The Battle of Yorktown was a battle fought between the Great Heathen Army and the Saxon forces led by King Aethelwulf and Bishop Heahmund that sought to reclaim the town the norsemen had sacked and pillaged a few weeks earlier. However, even though the norsemen suffered important casualties, the Saxons were forced to retreat after failing to break through. The Saxons also took heavy casualties due to the fact that the norsemen set up deadly traps in the town such as barbed pikes or burning oil, which claimed many Saxon lives. 

The Battle

The Saxons entered the town through a section of the old Roman walls that were apparently purposefully neglected by Ivar to lure the Saxons in the town. Once the army formed up, the Saxon forces were split into two. Aethelwulf's force, numbering several hundreds of his own men and Heahmund's well-trained troops were met by a foglike wall of smoldering smoke, out of which Danish arrows started to fly, taking out some Saxons. Moving out to meet heir invisible opponents, the Saxons were then trapped as the Norsemen raised wooden barricades to contain them while the archers continued depleting their ranks. The Saxons were then lured into small streets and alleyways that were laden with low standing spikes upon which dozens of men fell, fatally wounding themselves. The norsemen finally emerged from cover before engaging Aethelwufl's forces into vicious, close-quarter street fighting. Heahmund's force were likewise trapped in a street where the norsemen poured oil on the floor before lightning it, which burnt and killed several Saxons. Hundreds of Saxon forces then emerged to confront Ivar, who, sitting ferociously, provoked the frightened Saxon warriors, claiming they couldn't kill him. "Do you not know who I am? You cannot kill me! Do you not know who I am?I am Ivar the Boneless!" While the fight continued to rage throughout the town, Ubbe's men then came out to meet the Saxons led by Heahmund's, who showed formidable skill, taking out several norsemen before facing Ivar, crazily applauding him. Before Hehmund's had the time to engage him, however, a shield wall formed up between them, and unfortunately for the Saxons, they found themselves unable to break through, while Aethelred, King Aethelwulf's son, was injured in the shoulder by an arrow after killing several norsemen. The Saxon forces, quite depleted and with their morale now really low, retreated, leaving hundreds of dead but showing the norsemen that the fight wasn't over.

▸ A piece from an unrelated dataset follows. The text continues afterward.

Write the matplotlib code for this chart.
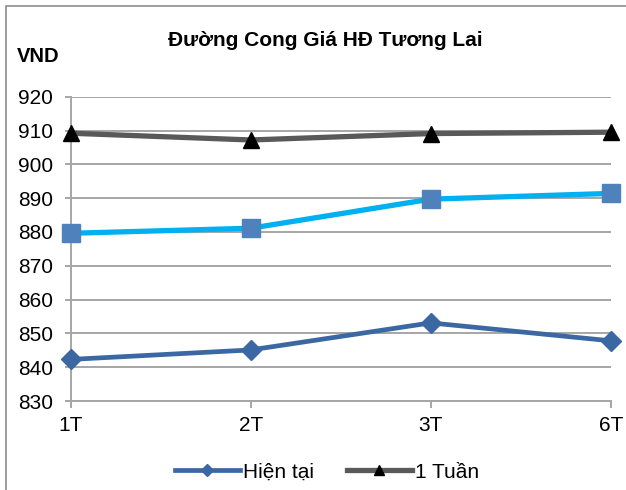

The Saxons probably lost a quarter of their forces, with up to 500 dead, while two Ealdorman that accompanied the King and the Bishop were killed in the ferocious street fighting. The fight was not a decisive defeat for the English, who still camp outside the town, waiting for the chance to take the town once and for good. The norsemen however, even though they proved tactful and subtle thanks to Ivar's strategy, took heavy losses, with hundreds of dead, but not enough to deplete the ranks of the Great Heathen Army, still strong enough to defy the Saxon troops.